* **AIM OF THE TASK**: From the first line of the data below through the line holding "plt.rcParams['font.family'] = ['Lato', 'DejaVu", output each line exactly and leave the pictures out.

——

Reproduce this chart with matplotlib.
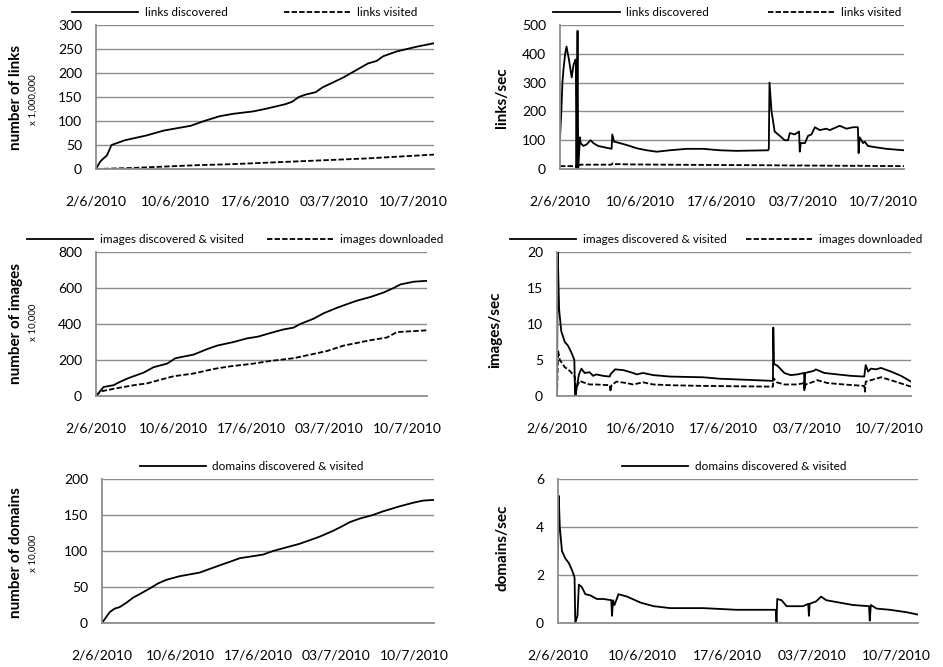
import matplotlib.pyplot as plt

plt.rcParams['font.family'] = ['Lato', 'DejaVu Sans']

# x axis is a category axis in the original, positions given as 0..100 of the plot width
tick_pos = [0, 23.5, 47, 70.5, 94]
tick_labels = ["2/6/2010", "10/6/2010", "17/6/2010", "03/7/2010", "10/7/2010"]

# --- links (cumulative, x 1,000,000)
links_disc_x = [0, 1.2, 2.2, 3.2, 4.6, 8.6, 15, 20, 24, 28, 32, 36.6, 40.6, 46.5, 50, 53, 56, 58,
                60, 62, 65, 67, 70, 73, 75.5, 78, 80.5, 83, 85, 89, 92, 95, 100]
links_disc_y = [0, 15, 22, 28, 50, 60, 70, 80, 85, 90, 100, 110, 115, 120, 125, 130, 135, 140,
                150, 155, 160, 170, 180, 190, 200, 210, 220, 225, 235, 245, 250, 255, 262]
links_vis_x = [0, 10, 20, 30, 40, 50, 60, 70, 80, 90, 100]
links_vis_y = [0, 2, 5, 8, 10, 13, 16, 19, 22, 26, 30]

# --- links/sec
lrate_x = [0.0, 0.4, 0.7, 1.0, 1.5, 1.9, 2.6, 3.4, 3.9, 4.5, 4.6, 4.8, 5.1, 5.3, 5.8, 6.0,
           6.8, 7.7, 8.9, 9.7, 11.1, 15.0, 15.2, 15.7, 17.4, 20.3, 22.3, 25.2, 28.1, 31.9,
           36.8, 41.6, 46.5, 51.3, 60.5, 60.7, 60.9, 61.5, 62.4, 63.9, 65.3, 66.3, 66.8,
           68.2, 69.5, 69.7, 70.0, 71.2, 72.1, 73.1, 74.1, 75.5, 77.4, 78.4, 81.3, 83.3,
           85.2, 86.6, 86.8, 87.1, 88.1, 88.6, 89.5, 92.0, 94.9, 100]
lrate_y = [105, 205, 298, 345, 400, 425, 380, 318, 360, 380, 370, 0, 480, 0, 110, 90,
           80, 85, 100, 90, 80, 70, 120, 95, 90, 80, 72, 65, 60, 65,
           70, 70, 65, 63, 65, 70, 300, 200, 130, 115, 100, 100, 125,
           120, 130, 60, 90, 90, 115, 120, 145, 135, 140, 135, 150, 140,
           145, 145, 55, 110, 90, 95, 80, 75, 70, 65]
lvis_x = [0, 4.6, 4.9, 5.2, 6, 15, 15.3, 16, 20, 30, 45, 60, 70, 70.5, 71, 86, 86.3, 87, 100]
lvis_y = [10, 10, 0, 12, 15, 15, 20, 17, 16, 15, 14, 13, 12, 14, 12, 11, 13, 11, 10]

# --- images (cumulative, x 10,000)
img_disc_x = [0, 2.3, 5.3, 7.4, 9.9, 14.4, 17.4, 21.5, 24, 29.5, 33.5, 36.6, 41.6, 45.6, 49,
              52.7, 56.7, 59.7, 61.7, 65.8, 68.8, 72.8, 75.8, 78.9, 82.9, 86.9, 89.9, 92, 96, 100]
img_disc_y = [0, 50, 60, 80, 100, 130, 160, 180, 210, 230, 260, 280, 300, 320, 330, 350, 370,
              380, 400, 430, 460, 490, 510, 530, 550, 575, 600, 620, 635, 640]
img_dl_x = [0, 1.3, 5.3, 11.4, 15.4, 19.4, 23.5, 29.5, 35.5, 40.6, 47.6, 52.7, 59.7, 64.8,
            69.8, 74.8, 78.9, 82.9, 87.9, 90.9, 100]
img_dl_y = [0, 25, 40, 60, 70, 90, 110, 125, 150, 165, 180, 195, 210, 230, 250, 280, 295,
            310, 325, 355, 365]

# --- images/sec
irate_x = [0, 0.2, 0.6, 1.2, 2.2, 3.1, 3.6, 4.1, 4.9, 5.1, 5.7, 6.2, 6.9, 7.8, 9.2, 10.2,
           11.1, 13.0, 14.9, 15.1, 16.4, 18.7, 21.5, 22.5, 24.3, 27.2, 31.9, 41.3, 46.0,
           61.0, 61.1, 61.3, 61.5, 62.3, 64.2, 66.0, 67.9, 69.8, 69.9, 70.1, 72.6, 73.1,
           75.5, 79.2, 83.0, 86.8, 87.2, 87.9, 88.7, 90.1, 91.5, 94.3, 97.2, 100]
irate_y = [0, 20, 12, 9, 7.5, 7, 6.5, 6, 5, 0, 1.5, 3, 3.8, 3.2, 3.3, 2.8, 3, 2.8, 2.7, 3,
           3.7, 3.6, 3.2, 3.0, 3.2, 2.9, 2.7, 2.6, 2.4, 2.1, 9.5, 4.5, 4.4, 4.2, 3.2, 2.9,
           3.0, 3.2, 1.0, 3.2, 3.5, 3.7, 3.2, 3.0, 2.8, 2.7, 4.3, 3.4, 3.8, 3.7, 3.9, 3.4,
           2.8, 2.0]
idl_x = [0, 0.3, 0.8, 2.2, 3.6, 4.5, 5.1, 5.3, 5.5, 6.4, 7.4, 9.2, 11.1, 14.9, 15.1, 15.4,
         16.8, 19.6, 21.5, 24.3, 27.2, 31.9, 41.3, 61.0, 61.1, 62.1, 64.2, 67.9, 69.8, 69.9,
         70.2, 72.6, 73.5, 76.4, 81.1, 86.8, 87.0, 87.2, 88.7, 91.5, 94.3, 98.1, 100]
idl_y = [0, 6.3, 5, 4, 3.5, 3, 2.6, 0, 1.2, 2.1, 1.9, 1.6, 1.6, 1.5, 0.6, 1.5, 2.0, 1.8, 1.6,
         1.9, 1.6, 1.5, 1.4, 1.3, 2.5, 1.9, 1.6, 1.6, 1.8, 0.8, 1.6, 2.0, 2.2, 1.8, 1.6, 1.4,
         0.6, 2.0, 2.2, 2.6, 2.2, 1.6, 1.3]

# --- domains (cumulative, x 10,000)
dom_x = [0, 2.3, 3.8, 5.3, 7.3, 9.3, 11.3, 14.4, 16.9, 19.4, 23.4, 29.4, 32.4, 35.4, 38.5,
         41.5, 48.5, 51.5, 55.5, 59.5, 62.6, 65.6, 69.6, 72.6, 74.6, 77.6, 81.6, 84.6, 89.6,
         93.7, 96.7, 100]
dom_y = [0, 15, 20, 22, 28, 35, 40, 48, 55, 60, 65, 70, 75, 80, 85, 90, 95, 100, 105, 110,
         115, 120, 128, 135, 140, 145, 150, 155, 162, 167, 170, 171]

# --- domains/sec
drate_x = [0, 0.2, 0.5, 1.1, 2.0, 3.0, 3.9, 4.6, 4.8, 5.4, 5.8, 6.6, 7.6, 9.0, 10.8, 12.7,
           14.8, 15.0, 15.3, 15.7, 16.8, 19.2, 22.9, 26.6, 31.2, 40.4, 49.6, 60.5, 60.7,
           60.9, 62.1, 63.5, 68.1, 69.5, 69.7, 69.9, 71.7, 73.1, 74.5, 78.2, 81.9, 86.4,
           86.6, 86.9, 88.5, 92.2, 96.8, 100]
drate_y = [2.7, 5.3, 4, 3, 2.7, 2.5, 2.2, 1.9, 0, 0.3, 1.6, 1.5, 1.2, 1.15, 1.0, 1.0, 0.95,
           0.3, 0.95, 0.75, 1.2, 1.1, 0.85, 0.7, 0.62, 0.62, 0.55, 0.55, 0, 1.0, 0.95, 0.7,
           0.7, 0.8, 0.3, 0.8, 0.9, 1.1, 0.95, 0.85, 0.75, 0.7, 0.1, 0.75, 0.6, 0.55, 0.45,
           0.35]

fig = plt.figure(figsize=(9.43, 6.67), dpi=100)
W, H = 943, 667


def make_ax(l, r, t, b):
    return fig.add_axes([l / W, 1 - b / H, (r - l) / W, (b - t) / H])


def style(ax, ymax, step):
    ax.set_xlim(0, 100)
    ax.set_ylim(0, ymax)
    ax.set_yticks(range(0, ymax + 1, step))
    ax.set_xticks(tick_pos)
    ax.set_xticklabels(tick_labels)
    ax.tick_params(axis='both', length=0, labelsize=10, colors='black')
    ax.tick_params(axis='x', pad=19)
    ax.tick_params(axis='y', pad=10)
    for s in ['top', 'right']:
        ax.spines[s].set_visible(False)
    for s in ['left', 'bottom']:
        ax.spines[s].set_color('#8c8c8c')
        ax.spines[s].set_linewidth(1.3)
    ax.yaxis.grid(True, color='#8c8c8c', linewidth=1.0)
    ax.set_axisbelow(True)


def legend(ax, x0, gap):
    # x0: where the first legend line starts (axes coords), gap: space between entries
    ax.legend(loc='lower left', bbox_to_anchor=(x0, 1.05), ncol=2, frameon=False,
              fontsize=8.5, handlelength=5.6, columnspacing=gap, handletextpad=0.55,
              borderaxespad=0, borderpad=0)


dash = (0, (3, 1.2))
lw = 1.3

ax1 = make_ax(96, 434, 25, 169)
ax1.plot(links_disc_x, links_disc_y, color='black', lw=lw, label='links discovered')
ax1.plot(links_vis_x, links_vis_y, color='black', lw=lw, ls=dash, label='links visited')
style(ax1, 300, 50)
legend(ax1, -0.071, 4.8)

ax2 = make_ax(560, 904, 25, 169)
ax2.plot(lrate_x, lrate_y, color='black', lw=lw, label='links discovered')
ax2.plot(lvis_x, lvis_y, color='black', lw=lw, ls=dash, label='links visited')
style(ax2, 500, 100)
legend(ax2, -0.019, 5.0)

ax3 = make_ax(96, 427, 252, 396)
ax3.plot(img_disc_x, img_disc_y, color='black', lw=lw, label='images discovered & visited')
ax3.plot(img_dl_x, img_dl_y, color='black', lw=lw, ls=dash, label='images downloaded')
style(ax3, 800, 200)
legend(ax3, -0.208, 2.0)

ax4 = make_ax(557, 911, 252, 396)
ax4.plot(irate_x, irate_y, color='black', lw=lw, label='images discovered & visited')
ax4.plot(idl_x, idl_y, color='black', lw=lw, ls=dash, label='images downloaded')
style(ax4, 20, 5)
legend(ax4, -0.133, 1.7)

ax5 = make_ax(102, 434, 479, 623)
ax5.plot(dom_x, dom_y, color='black', lw=lw, label='domains discovered & visited')
style(ax5, 200, 50)
legend(ax5, 0.114, 2.0)

ax6 = make_ax(558, 918, 479, 623)
ax6.plot(drate_x, drate_y, color='black', lw=lw, label='domains discovered & visited')
style(ax6, 6, 2)
legend(ax6, 0.178, 2.0)

# y labels
fig.text(16 / W, 1 - 97 / H, 'number of links', rotation=90, fontweight='bold',
         fontsize=11, ha='center', va='center')
fig.text(33 / W, 1 - 100 / H, 'x 1,000,000', rotation=90, fontsize=7, ha='center', va='center')
fig.text(16 / W, 1 - 323 / H, 'number of images', rotation=90, fontweight='bold',
         fontsize=11, ha='center', va='center')
fig.text(33 / W, 1 - 322 / H, 'x 10,000', rotation=90, fontsize=7, ha='center', va='center')
fig.text(16 / W, 1 - 553 / H, 'number of domains', rotation=90, fontweight='bold',
         fontsize=11, ha='center', va='center')
fig.text(33 / W, 1 - 553 / H, 'x 10,000', rotation=90, fontsize=7, ha='center', va='center')
fig.text(502 / W, 1 - 98 / H, 'links/sec', rotation=90, fontweight='bold',
         fontsize=11, ha='center', va='center')
fig.text(495 / W, 1 - 330 / H, 'images/sec', rotation=90, fontweight='bold',
         fontsize=11, ha='center', va='center')
fig.text(502 / W, 1 - 548 / H, 'domains/sec', rotation=90, fontweight='bold',
         fontsize=11, ha='center', va='center')

fig.savefig('out.png', dpi=100)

——

* **FINAL RESULT**:
Reproduce this chart with matplotlib.
import matplotlib.pyplot as plt

plt.rcParams['font.family'] = ['Lato', 'DejaVu Sans']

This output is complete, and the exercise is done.